Extracted records>
•••
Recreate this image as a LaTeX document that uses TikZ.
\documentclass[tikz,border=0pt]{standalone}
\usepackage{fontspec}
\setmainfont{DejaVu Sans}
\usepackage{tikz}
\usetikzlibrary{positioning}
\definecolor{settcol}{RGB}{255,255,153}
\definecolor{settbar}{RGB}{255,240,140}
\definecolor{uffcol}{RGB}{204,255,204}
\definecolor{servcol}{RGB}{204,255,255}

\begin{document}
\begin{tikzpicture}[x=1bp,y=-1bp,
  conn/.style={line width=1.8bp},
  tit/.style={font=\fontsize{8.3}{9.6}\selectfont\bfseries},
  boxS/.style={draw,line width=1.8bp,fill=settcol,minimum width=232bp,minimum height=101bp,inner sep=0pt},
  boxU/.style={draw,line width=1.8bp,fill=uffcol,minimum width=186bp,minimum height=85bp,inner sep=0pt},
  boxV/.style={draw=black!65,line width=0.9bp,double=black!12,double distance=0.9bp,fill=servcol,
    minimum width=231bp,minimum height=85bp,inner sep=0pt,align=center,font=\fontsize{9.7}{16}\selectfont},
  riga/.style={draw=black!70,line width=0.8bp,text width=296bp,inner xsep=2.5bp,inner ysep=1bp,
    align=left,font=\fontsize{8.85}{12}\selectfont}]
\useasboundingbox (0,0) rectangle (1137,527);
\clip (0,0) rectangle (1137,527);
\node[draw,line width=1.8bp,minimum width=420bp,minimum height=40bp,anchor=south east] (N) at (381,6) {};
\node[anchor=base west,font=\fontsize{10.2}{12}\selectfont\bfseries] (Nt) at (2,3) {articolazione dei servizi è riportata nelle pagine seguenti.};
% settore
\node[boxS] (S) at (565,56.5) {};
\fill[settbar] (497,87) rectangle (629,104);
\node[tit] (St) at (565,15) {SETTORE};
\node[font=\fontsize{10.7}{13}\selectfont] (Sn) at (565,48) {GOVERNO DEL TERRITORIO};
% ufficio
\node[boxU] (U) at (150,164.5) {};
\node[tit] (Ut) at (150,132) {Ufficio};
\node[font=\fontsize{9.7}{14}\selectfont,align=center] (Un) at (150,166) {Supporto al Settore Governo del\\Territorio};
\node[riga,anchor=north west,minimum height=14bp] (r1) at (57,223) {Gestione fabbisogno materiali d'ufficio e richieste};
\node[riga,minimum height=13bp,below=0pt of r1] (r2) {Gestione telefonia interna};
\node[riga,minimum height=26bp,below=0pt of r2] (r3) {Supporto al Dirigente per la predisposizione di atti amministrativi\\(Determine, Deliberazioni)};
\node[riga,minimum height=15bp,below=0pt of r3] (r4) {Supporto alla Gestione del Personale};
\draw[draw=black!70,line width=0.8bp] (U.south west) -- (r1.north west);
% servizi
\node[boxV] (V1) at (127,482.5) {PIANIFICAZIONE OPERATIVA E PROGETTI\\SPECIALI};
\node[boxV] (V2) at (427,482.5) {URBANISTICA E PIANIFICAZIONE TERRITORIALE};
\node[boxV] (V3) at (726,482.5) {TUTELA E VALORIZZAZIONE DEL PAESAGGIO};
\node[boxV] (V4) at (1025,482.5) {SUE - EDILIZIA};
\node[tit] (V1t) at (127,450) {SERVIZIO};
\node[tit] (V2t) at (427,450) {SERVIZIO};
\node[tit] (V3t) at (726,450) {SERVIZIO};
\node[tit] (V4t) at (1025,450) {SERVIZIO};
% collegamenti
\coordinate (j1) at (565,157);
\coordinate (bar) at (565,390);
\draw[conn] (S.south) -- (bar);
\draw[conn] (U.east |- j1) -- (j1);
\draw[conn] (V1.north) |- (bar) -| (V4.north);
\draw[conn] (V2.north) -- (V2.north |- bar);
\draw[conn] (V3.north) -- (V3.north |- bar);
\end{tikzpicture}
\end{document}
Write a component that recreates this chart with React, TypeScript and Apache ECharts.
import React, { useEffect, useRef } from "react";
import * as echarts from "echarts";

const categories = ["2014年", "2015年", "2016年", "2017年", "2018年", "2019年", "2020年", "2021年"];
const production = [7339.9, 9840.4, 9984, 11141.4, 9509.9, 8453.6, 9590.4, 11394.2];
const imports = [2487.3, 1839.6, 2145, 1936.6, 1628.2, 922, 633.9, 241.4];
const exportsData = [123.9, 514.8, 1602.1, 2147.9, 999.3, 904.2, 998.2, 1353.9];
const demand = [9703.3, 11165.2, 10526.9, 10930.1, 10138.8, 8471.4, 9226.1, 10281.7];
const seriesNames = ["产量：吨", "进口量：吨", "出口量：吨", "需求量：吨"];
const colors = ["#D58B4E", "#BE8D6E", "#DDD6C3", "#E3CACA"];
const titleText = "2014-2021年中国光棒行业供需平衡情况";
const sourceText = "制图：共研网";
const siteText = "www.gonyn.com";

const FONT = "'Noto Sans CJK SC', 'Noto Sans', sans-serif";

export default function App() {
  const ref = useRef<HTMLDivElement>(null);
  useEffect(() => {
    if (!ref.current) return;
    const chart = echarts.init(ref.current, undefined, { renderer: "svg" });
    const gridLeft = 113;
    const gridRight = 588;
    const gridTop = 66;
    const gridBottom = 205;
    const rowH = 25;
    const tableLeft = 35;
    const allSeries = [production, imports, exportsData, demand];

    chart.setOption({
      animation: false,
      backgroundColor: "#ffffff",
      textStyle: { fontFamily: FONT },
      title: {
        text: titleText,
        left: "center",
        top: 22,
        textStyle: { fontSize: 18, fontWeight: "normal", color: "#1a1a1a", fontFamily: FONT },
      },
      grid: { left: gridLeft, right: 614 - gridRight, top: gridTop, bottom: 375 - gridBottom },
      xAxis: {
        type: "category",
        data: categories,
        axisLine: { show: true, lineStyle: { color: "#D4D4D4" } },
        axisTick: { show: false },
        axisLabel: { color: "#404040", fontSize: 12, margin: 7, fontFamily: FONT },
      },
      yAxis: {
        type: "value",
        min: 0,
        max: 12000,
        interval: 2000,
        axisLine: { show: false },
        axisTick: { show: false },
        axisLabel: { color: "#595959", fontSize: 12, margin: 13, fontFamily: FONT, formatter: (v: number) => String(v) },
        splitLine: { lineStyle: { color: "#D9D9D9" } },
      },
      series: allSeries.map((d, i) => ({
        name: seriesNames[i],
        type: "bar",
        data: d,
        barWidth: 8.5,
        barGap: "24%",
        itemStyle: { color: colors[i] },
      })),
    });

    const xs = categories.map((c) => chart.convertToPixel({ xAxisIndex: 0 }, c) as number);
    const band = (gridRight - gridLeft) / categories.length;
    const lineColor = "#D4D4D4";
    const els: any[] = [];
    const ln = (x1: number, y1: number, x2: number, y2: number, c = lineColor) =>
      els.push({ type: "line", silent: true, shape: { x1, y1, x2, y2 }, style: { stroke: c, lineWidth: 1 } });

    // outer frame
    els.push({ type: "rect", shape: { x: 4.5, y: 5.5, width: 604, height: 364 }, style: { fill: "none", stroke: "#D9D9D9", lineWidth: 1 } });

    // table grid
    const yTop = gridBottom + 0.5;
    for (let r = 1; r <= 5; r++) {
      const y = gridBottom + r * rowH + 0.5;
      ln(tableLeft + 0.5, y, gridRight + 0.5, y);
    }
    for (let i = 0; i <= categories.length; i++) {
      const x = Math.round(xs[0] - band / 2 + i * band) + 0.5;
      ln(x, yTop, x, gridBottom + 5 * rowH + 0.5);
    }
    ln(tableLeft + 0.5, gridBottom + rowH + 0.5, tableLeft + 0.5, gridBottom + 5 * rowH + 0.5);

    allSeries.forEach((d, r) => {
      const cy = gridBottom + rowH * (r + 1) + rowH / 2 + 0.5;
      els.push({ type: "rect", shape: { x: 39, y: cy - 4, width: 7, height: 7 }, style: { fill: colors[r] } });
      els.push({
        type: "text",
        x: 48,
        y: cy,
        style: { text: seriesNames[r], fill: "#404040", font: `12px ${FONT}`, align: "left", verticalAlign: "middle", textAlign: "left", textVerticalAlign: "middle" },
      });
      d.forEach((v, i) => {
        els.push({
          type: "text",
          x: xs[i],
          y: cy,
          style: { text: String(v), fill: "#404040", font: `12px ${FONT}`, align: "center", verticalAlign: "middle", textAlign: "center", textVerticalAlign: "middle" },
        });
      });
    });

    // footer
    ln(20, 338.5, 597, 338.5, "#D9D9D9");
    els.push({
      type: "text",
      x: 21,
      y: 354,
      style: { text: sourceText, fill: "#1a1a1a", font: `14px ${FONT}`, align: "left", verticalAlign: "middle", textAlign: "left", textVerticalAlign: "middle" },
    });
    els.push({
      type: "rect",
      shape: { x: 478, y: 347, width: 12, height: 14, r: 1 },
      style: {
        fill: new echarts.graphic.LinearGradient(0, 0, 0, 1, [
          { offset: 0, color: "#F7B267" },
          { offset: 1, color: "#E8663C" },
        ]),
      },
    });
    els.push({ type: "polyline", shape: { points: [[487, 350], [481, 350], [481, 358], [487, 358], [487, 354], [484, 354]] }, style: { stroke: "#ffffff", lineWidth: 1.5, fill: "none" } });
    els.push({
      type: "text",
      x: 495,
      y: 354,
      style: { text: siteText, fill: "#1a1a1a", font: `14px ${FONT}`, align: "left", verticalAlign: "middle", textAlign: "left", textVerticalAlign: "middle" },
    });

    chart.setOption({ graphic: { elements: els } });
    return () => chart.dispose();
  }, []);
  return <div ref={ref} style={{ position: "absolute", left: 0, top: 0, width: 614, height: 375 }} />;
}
•••
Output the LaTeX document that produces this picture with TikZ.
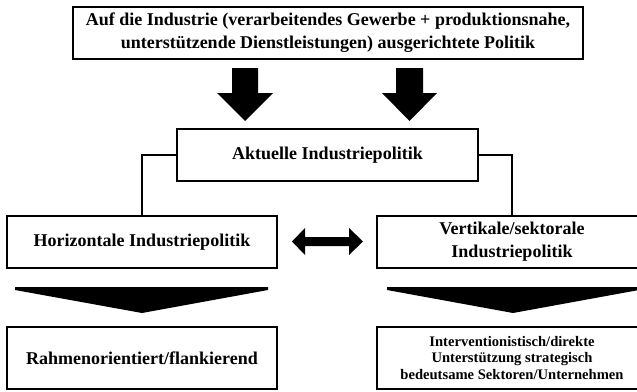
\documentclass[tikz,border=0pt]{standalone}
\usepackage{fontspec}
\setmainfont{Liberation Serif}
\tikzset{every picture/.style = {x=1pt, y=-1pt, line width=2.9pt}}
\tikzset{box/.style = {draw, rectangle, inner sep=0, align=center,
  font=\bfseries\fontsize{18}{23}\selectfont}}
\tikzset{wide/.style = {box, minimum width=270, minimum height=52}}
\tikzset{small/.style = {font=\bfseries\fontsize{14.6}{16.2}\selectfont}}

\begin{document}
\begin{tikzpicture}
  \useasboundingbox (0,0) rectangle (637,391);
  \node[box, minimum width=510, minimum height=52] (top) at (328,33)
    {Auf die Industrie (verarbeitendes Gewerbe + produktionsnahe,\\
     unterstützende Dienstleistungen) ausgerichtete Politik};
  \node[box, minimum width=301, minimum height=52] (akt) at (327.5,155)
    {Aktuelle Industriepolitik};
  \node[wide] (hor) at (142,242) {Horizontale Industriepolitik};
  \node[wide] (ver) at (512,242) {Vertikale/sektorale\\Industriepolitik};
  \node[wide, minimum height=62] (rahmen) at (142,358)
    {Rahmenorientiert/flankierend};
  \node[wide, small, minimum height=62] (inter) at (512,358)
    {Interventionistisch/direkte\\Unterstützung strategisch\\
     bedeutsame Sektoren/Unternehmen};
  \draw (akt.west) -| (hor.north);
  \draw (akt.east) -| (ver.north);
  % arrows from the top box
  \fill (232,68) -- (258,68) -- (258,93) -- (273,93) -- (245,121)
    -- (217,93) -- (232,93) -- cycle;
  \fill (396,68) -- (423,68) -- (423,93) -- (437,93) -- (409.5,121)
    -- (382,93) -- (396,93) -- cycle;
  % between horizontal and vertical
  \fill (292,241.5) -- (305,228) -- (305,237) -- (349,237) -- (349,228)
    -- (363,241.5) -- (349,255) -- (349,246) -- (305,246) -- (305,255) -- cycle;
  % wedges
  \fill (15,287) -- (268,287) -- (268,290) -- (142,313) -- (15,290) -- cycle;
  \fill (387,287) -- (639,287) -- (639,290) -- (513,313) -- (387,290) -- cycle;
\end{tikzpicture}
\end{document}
•••
Copy out every line of the material above that mentions the word "with".

Write a component that recreates this chart with React, TypeScript and Apache ECharts.
Output the LaTeX document that produces this picture with TikZ.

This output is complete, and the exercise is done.